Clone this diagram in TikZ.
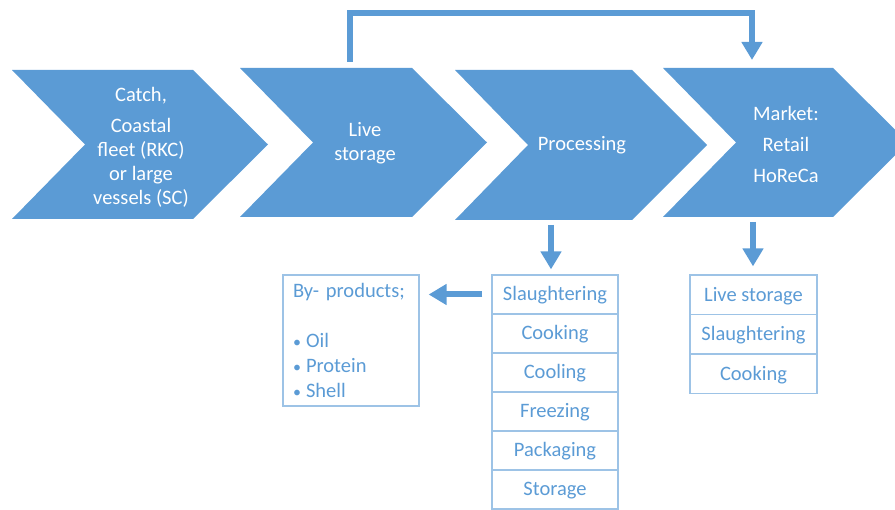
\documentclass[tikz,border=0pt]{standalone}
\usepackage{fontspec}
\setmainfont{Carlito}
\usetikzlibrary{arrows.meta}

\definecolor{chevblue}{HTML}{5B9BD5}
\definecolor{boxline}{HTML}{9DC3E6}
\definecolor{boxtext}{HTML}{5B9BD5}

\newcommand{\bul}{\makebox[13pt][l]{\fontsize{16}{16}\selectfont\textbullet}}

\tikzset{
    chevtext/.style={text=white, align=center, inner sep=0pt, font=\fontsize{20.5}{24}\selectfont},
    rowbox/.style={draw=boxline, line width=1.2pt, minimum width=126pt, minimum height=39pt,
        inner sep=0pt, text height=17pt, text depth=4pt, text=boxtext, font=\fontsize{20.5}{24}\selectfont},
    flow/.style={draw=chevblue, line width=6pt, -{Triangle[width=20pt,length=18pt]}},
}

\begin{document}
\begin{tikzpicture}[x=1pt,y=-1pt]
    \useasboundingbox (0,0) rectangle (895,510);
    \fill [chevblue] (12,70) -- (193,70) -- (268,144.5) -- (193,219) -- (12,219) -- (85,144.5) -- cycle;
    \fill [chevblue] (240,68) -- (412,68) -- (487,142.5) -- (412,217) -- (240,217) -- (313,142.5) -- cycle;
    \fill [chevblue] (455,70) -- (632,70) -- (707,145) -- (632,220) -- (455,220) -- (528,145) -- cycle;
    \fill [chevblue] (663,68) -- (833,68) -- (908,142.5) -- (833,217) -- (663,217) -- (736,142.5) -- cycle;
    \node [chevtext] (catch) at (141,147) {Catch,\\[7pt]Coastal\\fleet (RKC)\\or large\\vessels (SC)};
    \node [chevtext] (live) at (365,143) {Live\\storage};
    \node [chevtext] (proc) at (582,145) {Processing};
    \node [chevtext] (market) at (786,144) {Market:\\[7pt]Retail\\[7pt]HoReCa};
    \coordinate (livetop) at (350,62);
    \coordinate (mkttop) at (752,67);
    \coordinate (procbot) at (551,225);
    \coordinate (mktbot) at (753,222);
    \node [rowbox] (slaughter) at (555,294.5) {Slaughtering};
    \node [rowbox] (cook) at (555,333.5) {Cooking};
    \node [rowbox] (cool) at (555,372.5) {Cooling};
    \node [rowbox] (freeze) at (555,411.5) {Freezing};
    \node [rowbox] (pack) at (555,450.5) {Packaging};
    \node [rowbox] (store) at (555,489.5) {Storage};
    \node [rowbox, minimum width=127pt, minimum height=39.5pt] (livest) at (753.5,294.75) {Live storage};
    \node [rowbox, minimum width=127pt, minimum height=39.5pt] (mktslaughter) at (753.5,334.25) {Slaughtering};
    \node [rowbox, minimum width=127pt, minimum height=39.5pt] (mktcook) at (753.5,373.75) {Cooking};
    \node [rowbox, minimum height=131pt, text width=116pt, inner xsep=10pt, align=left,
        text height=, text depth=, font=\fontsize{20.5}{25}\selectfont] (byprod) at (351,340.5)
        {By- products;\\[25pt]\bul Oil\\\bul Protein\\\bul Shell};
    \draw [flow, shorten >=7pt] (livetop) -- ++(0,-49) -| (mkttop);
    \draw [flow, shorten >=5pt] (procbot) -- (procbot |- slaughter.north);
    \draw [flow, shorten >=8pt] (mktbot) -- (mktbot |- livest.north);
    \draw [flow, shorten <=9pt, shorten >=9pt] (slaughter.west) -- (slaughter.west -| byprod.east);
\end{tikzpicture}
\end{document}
* * *
→ Directive: What is needed is an exact reproduction of the data, pictures excluded.

→ Solution to this task:
Clone this diagram in TikZ.
\documentclass[tikz,border=0pt]{standalone}
\usepackage{fontspec}
\setmainfont{Carlito}
\usetikzlibrary{arrows.meta}

\definecolor{chevblue}{HTML}{5B9BD5}
\definecolor{boxline}{HTML}{9DC3E6}
\definecolor{boxtext}{HTML}{5B9BD5}

\newcommand{\bul}{\makebox[13pt][l]{\fontsize{16}{16}\selectfont\textbullet}}

\tikzset{
    chevtext/.style={text=white, align=center, inner sep=0pt, font=\fontsize{20.5}{24}\selectfont},
    rowbox/.style={draw=boxline, line width=1.2pt, minimum width=126pt, minimum height=39pt,
        inner sep=0pt, text height=17pt, text depth=4pt, text=boxtext, font=\fontsize{20.5}{24}\selectfont},
    flow/.style={draw=chevblue, line width=6pt, -{Triangle[width=20pt,length=18pt]}},
}

\begin{document}
\begin{tikzpicture}[x=1pt,y=-1pt]
    \useasboundingbox (0,0) rectangle (895,510);
    \fill [chevblue] (12,70) -- (193,70) -- (268,144.5) -- (193,219) -- (12,219) -- (85,144.5) -- cycle;
    \fill [chevblue] (240,68) -- (412,68) -- (487,142.5) -- (412,217) -- (240,217) -- (313,142.5) -- cycle;
    \fill [chevblue] (455,70) -- (632,70) -- (707,145) -- (632,220) -- (455,220) -- (528,145) -- cycle;
    \fill [chevblue] (663,68) -- (833,68) -- (908,142.5) -- (833,217) -- (663,217) -- (736,142.5) -- cycle;
    \node [chevtext] (catch) at (141,147) {Catch,\\[7pt]Coastal\\fleet (RKC)\\or large\\vessels (SC)};
    \node [chevtext] (live) at (365,143) {Live\\storage};
    \node [chevtext] (proc) at (582,145) {Processing};
    \node [chevtext] (market) at (786,144) {Market:\\[7pt]Retail\\[7pt]HoReCa};
    \coordinate (livetop) at (350,62);
    \coordinate (mkttop) at (752,67);
    \coordinate (procbot) at (551,225);
    \coordinate (mktbot) at (753,222);
    \node [rowbox] (slaughter) at (555,294.5) {Slaughtering};
    \node [rowbox] (cook) at (555,333.5) {Cooking};
    \node [rowbox] (cool) at (555,372.5) {Cooling};
    \node [rowbox] (freeze) at (555,411.5) {Freezing};
    \node [rowbox] (pack) at (555,450.5) {Packaging};
    \node [rowbox] (store) at (555,489.5) {Storage};
    \node [rowbox, minimum width=127pt, minimum height=39.5pt] (livest) at (753.5,294.75) {Live storage};
    \node [rowbox, minimum width=127pt, minimum height=39.5pt] (mktslaughter) at (753.5,334.25) {Slaughtering};
    \node [rowbox, minimum width=127pt, minimum height=39.5pt] (mktcook) at (753.5,373.75) {Cooking};
    \node [rowbox, minimum height=131pt, text width=116pt, inner xsep=10pt, align=left,
        text height=, text depth=, font=\fontsize{20.5}{25}\selectfont] (byprod) at (351,340.5)
        {By- products;\\[25pt]\bul Oil\\\bul Protein\\\bul Shell};
    \draw [flow, shorten >=7pt] (livetop) -- ++(0,-49) -| (mkttop);
    \draw [flow, shorten >=5pt] (procbot) -- (procbot |- slaughter.north);
    \draw [flow, shorten >=8pt] (mktbot) -- (mktbot |- livest.north);
    \draw [flow, shorten <=9pt, shorten >=9pt] (slaughter.west) -- (slaughter.west -| byprod.east);
\end{tikzpicture}
\end{document}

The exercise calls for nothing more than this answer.